第一步,将线程间共享的数据(上例是链表的头head)拷贝到局部。
第二步,做一些尝试性的改动(将新的head指向局部旧head)。但是此时对其他线程不可见。
第三步,将所做的改动更新到共享的数据,如果共享的数据没有变化,那么CAS成功我们的函数返回;否则进行下次循环。

当写类似的CAS loop的时候要注意避免ABA问题。

ABA problem

https://en.wikipedia.org/wiki/ABA_problem

wikipedia讲解的非常清楚,我这里只摘录一下

Example : John is waiting in his car at a red traffic light with his children. His children start fighting with each other while waiting, and he leans back to scold them. Once their fighting stops, John checks the light again and notices that it’s still red. However, while he was focusing on his children, the light had changed to green, and then back again. John doesn’t think the light ever changed, but the people waiting behind him are very mad and honking their horns now.
In this scenario, the ‘A’ state is when the traffic light is red, and the ‘B’ state is when it’s green.

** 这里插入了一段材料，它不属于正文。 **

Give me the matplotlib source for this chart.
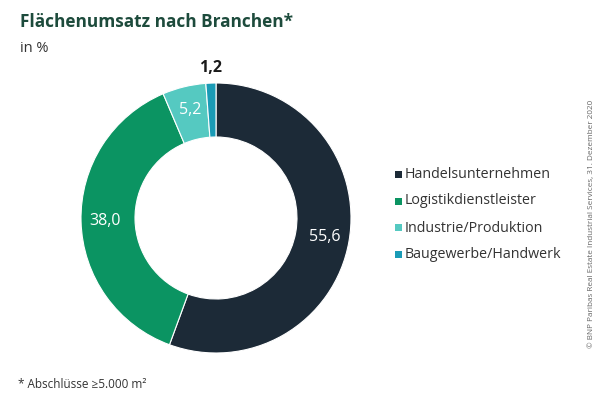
import numpy as np
import matplotlib
matplotlib.use("Agg")
import matplotlib.pyplot as plt
from matplotlib.patches import Rectangle

categories = ["Handelsunternehmen", "Logistikdienstleister", "Industrie/Produktion", "Baugewerbe/Handwerk"]
values = [55.6, 38.0, 5.2, 1.2]
value_labels = ["55,6", "38,0", "5,2", "1,2"]
colors = ["#1c2a37", "#0b9462", "#55c9c1", "#1a9bb6"]

plt.rcParams['font.family'] = ['Open Sans', 'DejaVu Sans']

W, H = 600, 396
fig = plt.figure(figsize=(6, 3.96), dpi=100)
fig.patch.set_facecolor("white")

cx, cy, R = 216, 218, 135
ax = fig.add_axes([(cx - R) / W, (H - cy - R) / H, 2 * R / W, 2 * R / H])
wedges, _ = ax.pie(values, colors=colors, startangle=90, counterclock=False,
                   radius=1.0, wedgeprops=dict(width=0.4, edgecolor="white", linewidth=0.8))
ax.set_xlim(-1, 1)
ax.set_ylim(-1, 1)
ax.set_aspect("equal")
ax.axis("off")

for w, lab, v in zip(wedges, value_labels, values):
    mid = np.deg2rad((w.theta1 + w.theta2) / 2)
    if v < 3:
        r, col, fw = 1.11, "#1a1a1a", "bold"
    else:
        r, col, fw = 0.82, "white", "medium"
    ax.text(r * np.cos(mid), r * np.sin(mid), lab, ha="center", va="center",
            fontsize=11.5, color=col, fontweight=fw, clip_on=False)

# Title and subtitle
fig.text(20 / W, 1 - 22 / H, "Flächenumsatz nach Branchen*", fontsize=12.4, fontweight="bold",
         color="#1d4b3c", ha="left", va="center")
fig.text(20 / W, 1 - 48 / H, "in %", fontsize=10.5, color="#333333", ha="left", va="center")

# Legend
ys = [174, 201, 228, 254]
for cat, col, y in zip(categories, colors, ys):
    fig.patches.append(Rectangle((395 / W, 1 - (y + 3.5) / H), 7 / W, 7 / H,
                                 transform=fig.transFigure, facecolor=col, edgecolor="none"))
    fig.text(405 / W, 1 - y / H, cat, fontsize=10.3, color="#333333", ha="left", va="center")

# Footnote
fig.text(18 / W, 1 - 385 / H, "* Abschlüsse ≥5.000 m²", fontsize=8.5, color="#333333",
         ha="left", va="center")

# Copyright
fig.text(592 / W, 1 - 224 / H, "© BNP Paribas Real Estate Industrial Services, 31. Dezember 2020",
         fontsize=5.9, color="#666666", rotation=90, ha="center", va="center")

fig.savefig("out.png", dpi=100, facecolor="white")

Originally, the traffic light starts in ‘A’ state. If John looked at the light he would have noticed the change. But he only looked when the light was red (state ‘A’). There is no way to tell if the light turned green during the time of no observation.

这是wikipedia中列举的一个比较形象的例子, John和他的孩子们在车子里等红灯,这时孩子开始打闹起来,John就回头告诉孩子们安静下来,等孩子们安静下来后,John再次检查红绿灯时发现还是红灯.但是实际上John在回头教育孩子的时候错过了红绿灯的变化, 即: 红灯—>绿灯—>红灯. 这就是ABA问题.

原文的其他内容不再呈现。